OCI containers being so process close has performance advantages and keeps the container structure simple, but it makes the container clearly distinct from virtual machines. I generally find docker containers annoying to administrate and setup for long-term deployments, and I find them often to be the wrong tool for the job. Prebuilt container images are generally great to get a minimal running setup. But doing your own configuration often require you to build your own image, thereby removing the convenience of using docker in the first place, leading me to choose something more VM-like, or something closer to the host. In my self-hosting, I use OCI container when the official project of the software I want to install provide an image, such as jellyfin, and the image is precisely what I need. Be wary of prebuilt images. Since many does not receive updates, they can cause you to run old vulnerable software.

I find docker-compose to be a great tool for many types of software testing. Especially networking software or anything with multiple processes. This is mainly due to the test setup being defined in code, instead of tmux buffers. The environment being resource constrained is a huge bonus in some cases, removing the risk of resource exhaustion. I have found this particularly useful while doing prolonged testing, such as fuzz-testing, and other resource intensive testing, where I can leave the test running in the background while preserving resources for the task at hand; or while starting a java process. Docker is often used for automated testing. It is among other things the backbone of gitlabs CI/CD pipelines. This is probably because of the ease of bundling dependencies, removing the reliance of a central repository server that has the wrong version of a specific python package and is missing that critical dependency. A particularly col use of docker is Ansible molecule, where you can test the host orchestration much quicker than if you had to spin up virtual machines.

OCI containers is the de facto tool for "cloud images", and is thereby an essential part of cloud computing. Due too tools such as kubernetes and other cloud-native technologies, OCI is the technology used for "infinite scaling". OCI is used in these technologies due to the minimal overhead while leaving all of the dependency burden with the customer.

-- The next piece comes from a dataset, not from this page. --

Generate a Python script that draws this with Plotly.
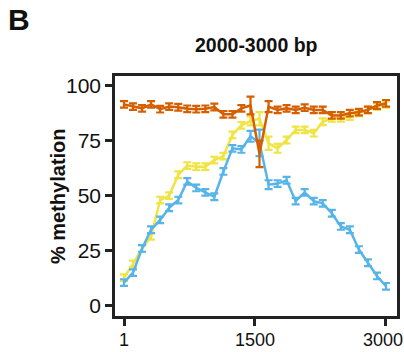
import plotly.graph_objects as go

# Bin centres along the 2000-3000 bp window (30 bins)
positions = [1, 104, 208, 311, 415, 518, 622, 725, 828, 932, 1035, 1139, 1242, 1345, 1449,
             1552, 1656, 1759, 1862, 1966, 2069, 2173, 2276, 2380, 2483, 2586, 2690, 2793, 2897, 3000]

# Mean % methylation per bin
orange_vals = [91.5, 90.5, 89.7, 91.5, 89.3, 90.5, 90.2, 89.5, 89.3, 89.5, 90.3, 87.0, 87.0, 89.7, 91.0,
               69.0, 90.5, 89.0, 89.7, 89.0, 90.0, 89.0, 89.0, 86.5, 86.5, 87.5, 88.0, 89.0, 91.0, 92.0]
yellow_vals = [12.7, 19.0, 26.0, 31.5, 48.0, 50.0, 59.5, 63.7, 63.2, 63.2, 66.2, 68.0, 77.6, 82.0, 84.0,
               85.0, 73.8, 71.5, 75.3, 79.9, 79.9, 78.4, 83.6, 85.2, 85.2, 86.0, 87.5, 89.0, 90.5, 91.5]
blue_vals = [10.5, 15.0, 26.0, 34.5, 39.0, 44.5, 48.0, 56.5, 53.5, 51.5, 49.5, 61.0, 71.5, 71.0, 77.0,
             74.0, 55.0, 55.5, 57.0, 47.5, 51.5, 47.5, 46.5, 42.0, 36.0, 34.5, 25.5, 19.5, 13.5, 8.8]

# Standard errors per bin
orange_err = [1.5, 1.5, 1.5, 1.5, 1.5, 1.5, 1.5, 1.5, 1.5, 1.5, 1.5, 1.5, 1.5, 1.5, 4.0,
              6.0, 2.5, 1.5, 1.5, 1.5, 1.5, 1.5, 1.5, 1.5, 1.5, 1.5, 1.5, 1.5, 1.5, 1.5]
yellow_err = [1.5, 1.5, 1.5, 1.5, 1.5, 1.5, 1.5, 1.5, 1.5, 1.5, 1.5, 1.5, 1.5, 1.5, 2.0,
              3.0, 3.0, 2.0, 1.5, 1.5, 1.5, 1.5, 1.5, 1.5, 1.5, 1.5, 1.5, 1.5, 1.5, 1.5]
blue_err = [1.5, 1.5, 1.5, 1.5, 1.5, 1.5, 1.5, 1.5, 1.5, 1.5, 1.5, 1.5, 1.5, 1.5, 2.5,
            6.0, 2.0, 1.5, 1.5, 1.5, 1.5, 1.5, 1.5, 1.5, 1.5, 1.5, 1.5, 1.5, 1.5, 1.5]

y_ticks = [0, 25, 50, 75, 100]
x_ticks = [1, 1500, 3000]
x_tick_labels = ["1", "1500", "3000"]

FONT = "Liberation Sans, Arial, sans-serif"

series = [
    (yellow_vals, yellow_err, "#F0E442"),
    (blue_vals, blue_err, "#56B4E9"),
    (orange_vals, orange_err, "#D55E00"),
]

fig = go.Figure()
for vals, err, col in series:
    fig.add_trace(go.Scatter(
        x=positions, y=vals, mode="lines",
        line=dict(color=col, width=2.5),
        error_y=dict(type="data", array=err, color=col, thickness=2.2, width=4),
        showlegend=False,
    ))

axis_common = dict(
    showline=True, linecolor="#222", linewidth=2.5, mirror=True,
    ticks="outside", ticklen=7, tickwidth=2.5, tickcolor="#222",
    showgrid=False, zeroline=False, automargin=False,
)

# x tick labels are placed as annotations so the rightmost one stays inside the page
fig.update_xaxes(range=[-102, 3126], tickvals=x_ticks, showticklabels=False, **axis_common)
fig.update_yaxes(range=[-4.7, 104.4], tickvals=y_ticks, **axis_common,
                 tickfont=dict(family=FONT, size=21, color="#111"))

for xv, lab in zip(x_ticks, x_tick_labels):
    fig.add_annotation(text=lab, xref="x", yref="paper", x=xv, y=0, yanchor="top", yshift=-12,
                       xshift=-3 if xv == x_ticks[-1] else 0, showarrow=False,
                       font=dict(family=FONT, size=18, color="#111"))

fig.add_annotation(text="<b>% methylation</b>", xref="paper", yref="paper", x=-0.202, y=0.5,
                   textangle=-90, xanchor="center", yanchor="middle", showarrow=False,
                   font=dict(family=FONT, size=20, color="#111"))
fig.add_annotation(text="<b>2000-3000 bp</b>", xref="paper", yref="paper", x=0.5, y=1.0,
                   yanchor="middle", yshift=31, showarrow=False,
                   font=dict(family=FONT, size=19.5, color="#111"))
fig.add_annotation(text="<b>B</b>", xref="paper", yref="paper", x=-0.385, y=1.0, yshift=57,
                   xanchor="left", yanchor="middle", showarrow=False,
                   font=dict(family=FONT, size=30, color="#111"))

fig.update_layout(
    width=404, height=352,
    margin=dict(l=115, r=7, t=76, b=36),
    paper_bgcolor="white", plot_bgcolor="white",
)

fig.write_html("out.html")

Virtual machines is the tool if you want a clearly distinct machine, but without the hassle and cost of physical hardware. The biggest difference between a container and VM is that a VM runs its own kernel, while a container piggyback on the host kernel. With any rule, their is a exception, this time being that the kata container runtime uses the KVM backend. The biggest advantage of a container over a VM is performance: since a container share the host kernel and starts the primary process directly, the container image is generally significantly smaller than the VM, it requires less RAM, storage, the networking may be faster. The startup time of a container is orders of magnitude lower thant that of a VM. The container can be more dynamic and only needs to allocate the resources it actually uses. While the hypervisor may have the same function, it requires specific client OS and is generally less efficient.

Advantages of VM is, among other things: predictable performance, since the resources are reserved; higher average stability since each VM has its own kernel; they are more dynamic in the sence that you can choose your kernel; and the client isolation is generally more secure. Since your hardware has builtin functions to separate virtual and physical machine, vm-escape attacks is rare and often hypervisor specific. Container escape attacks is more common. That may in part be due to the container technology being younger. I run two VM's in my homelab, an opnsense firewall and an openbsd firewall. I use VM because you can't run a non-linux container with a linux operating system. Even if I could, I would probably choose VM in these cases anyway due to stability and reliability of the VM solution. I don't believe there is a real performance cost since I would have guaranteed memory availability anyway, and the interfaces are passthrough.

LXC container is a different container technology developed by linuxcontainers.org. The container is distinct from OCI containers, aiming to be more VM-like while removing the overhead of running a VM. The project has been ongoing since 2008, seven years before docker. A LXC container starts most software you interact with, but share the host kernel, providing a near-VM experience. This is the type of container I make the most use of in my homelab. I want as low resource usage as possible, and especially dynamic resource allocation - due to my limited hardware. Thereby I avoid VMs. I do not like OCI containers due to the restrictions they impose, namely due to the lack of init system. I don't just want jellyfin, I want rsyslogd too so that I can send the logs to openobserve. LXC containers make that use case trivial, since it's the exact same way as with a VM, while keeping the resource usage small, resource limit configurable in a convenient manner.

A quick and dirty test show that a newly created alpine LXC-container allocate 12.3MiB RAM while a newly created alpine OCI container (started with podman) allocate 2MiB. While that is a six times increase on LXC-container, it is still very little resources either way since I will only use one container for any one purpose. When you are designing too scale and will be dynamically creating and destroying containers, the difference adds up.